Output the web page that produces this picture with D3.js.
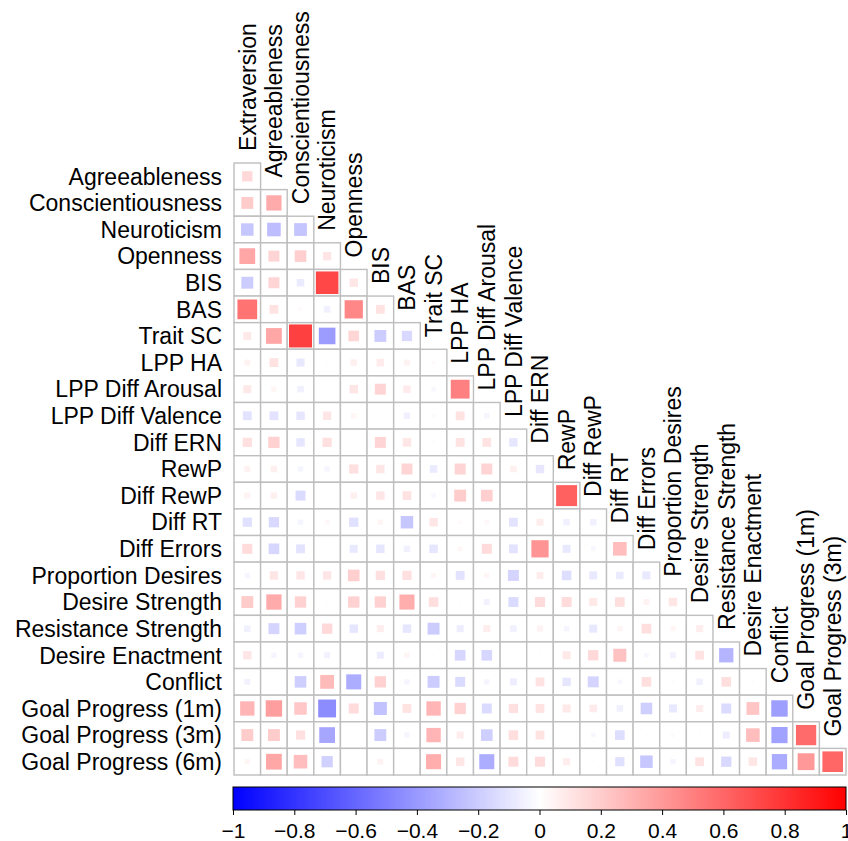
<!DOCTYPE html>
<html>
<head>
<meta charset="utf-8">
<script src="https://cdn.jsdelivr.net/npm/d3@7"></script>
<style>
  body { margin: 0; background: #fff; }
  text { font-family: "Liberation Sans", Arial, Helvetica, sans-serif; fill: #000; }
</style>
</head>
<body>
<svg id="chart" width="848" height="841"></svg>
<script>
// variable names (row i / column j of the correlation matrix)
var vars = ["Extraversion", "Agreeableness", "Conscientiousness", "Neuroticism", "Openness",
    "BIS", "BAS", "Trait SC", "LPP HA", "LPP Diff Arousal", "LPP Diff Valence", "Diff ERN",
    "RewP", "Diff RewP", "Diff RT", "Diff Errors", "Proportion Desires", "Desire Strength",
    "Resistance Strength", "Desire Enactment", "Conflict", "Goal Progress (1m)",
    "Goal Progress (3m)", "Goal Progress (6m)"];

// lower triangle, row k+1 holds correlations with vars[0..k]
var lowerTri = [
    [0.15],
    [0.20, 0.33],
    [-0.22, -0.26, -0.23],
    [0.35, 0.17, 0.19, 0.10],
    [-0.20, 0.17, -0.08, 0.72, 0.10],
    [0.55, 0.11, 0.02, -0.06, 0.47, 0.11],
    [0.09, 0.35, 0.75, -0.39, 0.16, -0.20, -0.15],
    [0.05, 0.11, -0.09, 0.01, 0.06, 0.08, 0.05, 0.02],
    [0.09, 0.04, -0.06, 0.01, 0.10, 0.17, 0.08, -0.03, 0.50],
    [-0.11, -0.11, -0.10, 0.10, 0.04, 0.00, -0.06, -0.02, 0.11, -0.04],
    [0.12, 0.18, -0.10, 0.12, 0.01, 0.17, 0.10, -0.01, 0.11, 0.11, -0.10],
    [0.05, 0.06, -0.04, -0.04, 0.12, 0.10, 0.17, -0.08, 0.17, 0.17, 0.06, -0.10],
    [0.05, 0.06, -0.14, 0.01, 0.06, 0.10, 0.11, -0.03, 0.20, 0.19, 0.01, 0.01, 0.62],
    [-0.12, -0.15, -0.04, 0.03, -0.12, 0.04, -0.22, 0.10, 0.02, 0.03, -0.11, 0.07, -0.06, -0.06],
    [0.14, -0.16, -0.11, 0.01, -0.09, -0.10, -0.06, -0.10, 0.03, 0.14, -0.11, 0.42, -0.09, -0.03, 0.26],
    [-0.04, 0.10, 0.10, 0.10, 0.19, 0.12, 0.12, 0.04, -0.11, 0.04, -0.17, 0.07, -0.13, -0.09, -0.08, -0.09],
    [0.20, 0.33, 0.18, 0.01, 0.18, 0.18, 0.32, 0.13, 0.01, -0.05, -0.14, 0.14, 0.14, 0.09, 0.13, 0.05, 0.10],
    [-0.06, -0.17, -0.19, 0.15, -0.10, 0.07, -0.10, -0.20, -0.07, 0.07, -0.06, 0.05, -0.04, -0.09, 0.04, 0.13, 0.04, 0.07],
    [0.10, -0.04, -0.04, -0.05, 0.01, -0.07, 0.04, 0.01, -0.16, -0.16, 0.00, 0.01, 0.09, 0.15, 0.24, -0.03, -0.05, 0.11, -0.29],
    [-0.05, 0.01, -0.19, 0.27, -0.32, 0.18, -0.04, -0.20, -0.14, -0.04, -0.07, 0.11, -0.10, -0.17, -0.03, 0.13, -0.01, -0.06, 0.13, -0.01],
    [0.29, 0.38, 0.22, -0.45, 0.14, -0.24, 0.11, 0.29, 0.18, -0.14, 0.12, 0.11, 0.09, 0.08, -0.06, -0.19, -0.09, 0.07, -0.14, 0.23, -0.38],
    [0.20, 0.20, 0.12, -0.35, 0.00, -0.20, -0.04, 0.29, 0.07, -0.19, 0.13, 0.11, 0.00, -0.03, -0.13, 0.01, -0.02, 0.01, -0.07, 0.26, -0.37, 0.58],
    [0.04, 0.35, 0.26, -0.18, 0.00, 0.05, 0.00, 0.32, 0.10, -0.32, 0.14, 0.14, 0.07, 0.01, -0.12, -0.22, -0.04, 0.11, -0.15, 0.10, -0.33, 0.40, 0.60]
];

var colorTicks = [-1, -0.8, -0.6, -0.4, -0.2, 0, 0.2, 0.4, 0.6, 0.8, 1];

var svg = d3.select('#chart');
var rowVars = vars.slice(1), colVars = vars.slice(0, -1);

var xScale = d3.scaleBand().domain(colVars).range([234, 846]);
var yScale = d3.scaleBand().domain(rowVars).range([163, 775]);
var bw = xScale.bandwidth();
var colorScale = d3.scaleLinear().domain([-1, 0, 1]).range(["#0000FF", "#FFFFFF", "#FF0000"]);
var sizeScale = d3.scaleSqrt().domain([0, 1]).range([0, bw]);

var cells = [];
lowerTri.forEach(function(row, k) {
    row.forEach(function(v, j) {
        cells.push({row: rowVars[k], col: colVars[j], value: v});
    });
});

// grid cells
svg.append('g').selectAll('rect').data(cells).enter().append('rect')
    .attr('x', function(d) { return xScale(d.col); })
    .attr('y', function(d) { return yScale(d.row); })
    .attr('width', bw).attr('height', bw)
    .attr('fill', 'white').attr('stroke', '#BEBEBE').attr('stroke-width', 1.4);

// squares
svg.append('g').selectAll('rect').data(cells).enter().append('rect')
    .attr('x', function(d) { return xScale(d.col) + (bw - sizeScale(Math.abs(d.value))) / 2; })
    .attr('y', function(d) { return yScale(d.row) + (bw - sizeScale(Math.abs(d.value))) / 2; })
    .attr('width', function(d) { return sizeScale(Math.abs(d.value)); })
    .attr('height', function(d) { return sizeScale(Math.abs(d.value)); })
    .attr('fill', function(d) { return colorScale(d.value); });

// row labels
svg.append('g').selectAll('text').data(rowVars).enter().append('text')
    .attr('x', 222)
    .attr('y', function(d) { return yScale(d) + bw / 2; })
    .attr('dy', '0.36em')
    .attr('text-anchor', 'end')
    .style('font-size', '23px')
    .text(function(d) { return d; });

// column labels, sitting on top of each column's first cell
svg.append('g').selectAll('text').data(colVars).enter().append('text')
    .attr('transform', function(d, i) {
        return 'translate(' + (xScale(d) + bw / 2) + ',' + (yScale(rowVars[i]) - 12) + ') rotate(-90)';
    })
    .attr('dy', '0.36em')
    .attr('text-anchor', 'start')
    .style('font-size', '23px')
    .text(function(d) { return d; });

// colour legend
var legendScale = d3.scaleLinear().domain([-1, 1]).range([233, 846]);
var grad = svg.append('defs').append('linearGradient').attr('id', 'grad');
grad.selectAll('stop').data(colorTicks).enter().append('stop')
    .attr('offset', function(d) { return ((d + 1) / 2 * 100) + '%'; })
    .attr('stop-color', function(d) { return colorScale(d); });

svg.append('rect')
    .attr('x', legendScale(-1)).attr('y', 787)
    .attr('width', legendScale(1) - legendScale(-1)).attr('height', 23)
    .attr('fill', 'url(#grad)').attr('stroke', '#000').attr('stroke-width', 1);

var legendAxis = d3.axisBottom(legendScale).tickValues(colorTicks).tickSize(5).tickPadding(8)
    .tickFormat(d3.format('~g'));
var ax = svg.append('g').attr('transform', 'translate(0, 810)').call(legendAxis);
ax.select('.domain').remove();
ax.selectAll('text').style('font-size', '21px').attr('font-family', null);
</script>
</body>
</html>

------------------------------------------------

Problem statement: Pick out every line above that contains the word "with" and copy it.

Answer for this exercise:
Output the web page that produces this picture with D3.js.
// lower triangle, row k+1 holds correlations with vars[0..k]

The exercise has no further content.